Cronache

Almaviva perde la causa e riassume tutti

Illegittimi 153 licenziamenti. L'azienda dovrà pagare arretrati e interessi

Almaviva perde la causa e riassume tutti

Roma Era dicembre dell'anno scorso. La vertenza Almaviva, a Roma, virava sul disastro. Dopo la mancata firma dei delegati Rsu di Roma in calce alla proposta di mediazione, il referendum e il relativo sì non stoppano la fine della trattativa, con l'azienda che decide di chiudere la sede capitolina e mandare a casa 1.666 persone. Da allora non sono finite le fibrillazioni per le altre sedi dell'azienda, dalla Sicilia a Napoli e a Milano, e nemmeno le polemiche per i lavoratori rimasti a casa. Ma ieri un ordinanza del giudice del lavoro di Roma ha accolto il ricorso di un gruppo di «licenziati», definendo illegittima la decisione di Almaviva, e condannando la società attiva nei call center a reintegrare gli stessi lavoratori, che sono 153, e anche a risarcirli. Almaviva dovrà dunque concedere ai reintegrati un'indennita pari agli stipendi non erogati dal giorno del licenziamento, arrotondati agli interessi.

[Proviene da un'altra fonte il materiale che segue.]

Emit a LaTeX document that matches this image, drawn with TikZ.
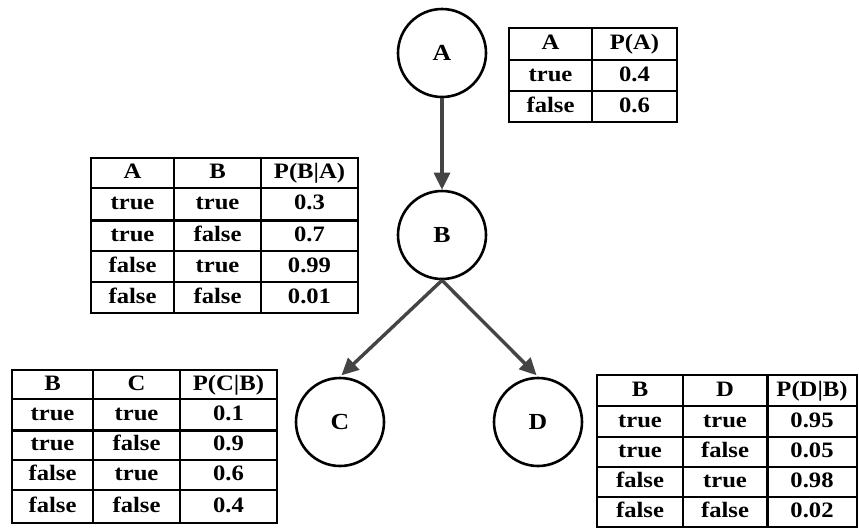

La decisione del giudice capitolino oltre a cambiare la sorte dei 153 ricorrenti potrebbe ovviamente rappresentare un precedente significativo per i tanti altri ex dipendenti di Almaviva che avevano fatto ricorso, man mano che le cause arrivano a sentenza. Almaviva, però, in una nota difende le proprie scelte, ricordando proprio che il maxilicenzialmento dello scorso anno ha seguito una procedura «attuata nel pieno rispetto delle regole previste dalla legge». E per dimostrarlo cita proprio l'esito di altre cause di lavoro contro i licenzialmenti, che a «stragrande maggioranza» avrebbero dato ragione all'azienda dei call center. In particolare, secondo Almaviva, su dieci pronunce, ben «nove magistrati del lavoro attraverso 22 ordinanze hanno dichiarato pienamente legittima la condotta aziendale, riconoscendo come i licenziamenti siano stati attuati rispettando in pieno tutte le garanzie procedurali e sostanziali previste dalla legge di riferimento». Dunque anche il licenziamento in tronco dei 1666 romani avrebbe rappresentato solo «una reale ed effettiva necessità dell'azienda e, come tale, pienamente legittima».

Insomma, se da una parte con la sentenza di ieri per i lavoratori si riapre la speranza di un cambio di rotta, per l'azienda «sarebbe fuorviante dare amplificato rilievo a una decisione di segno diverso».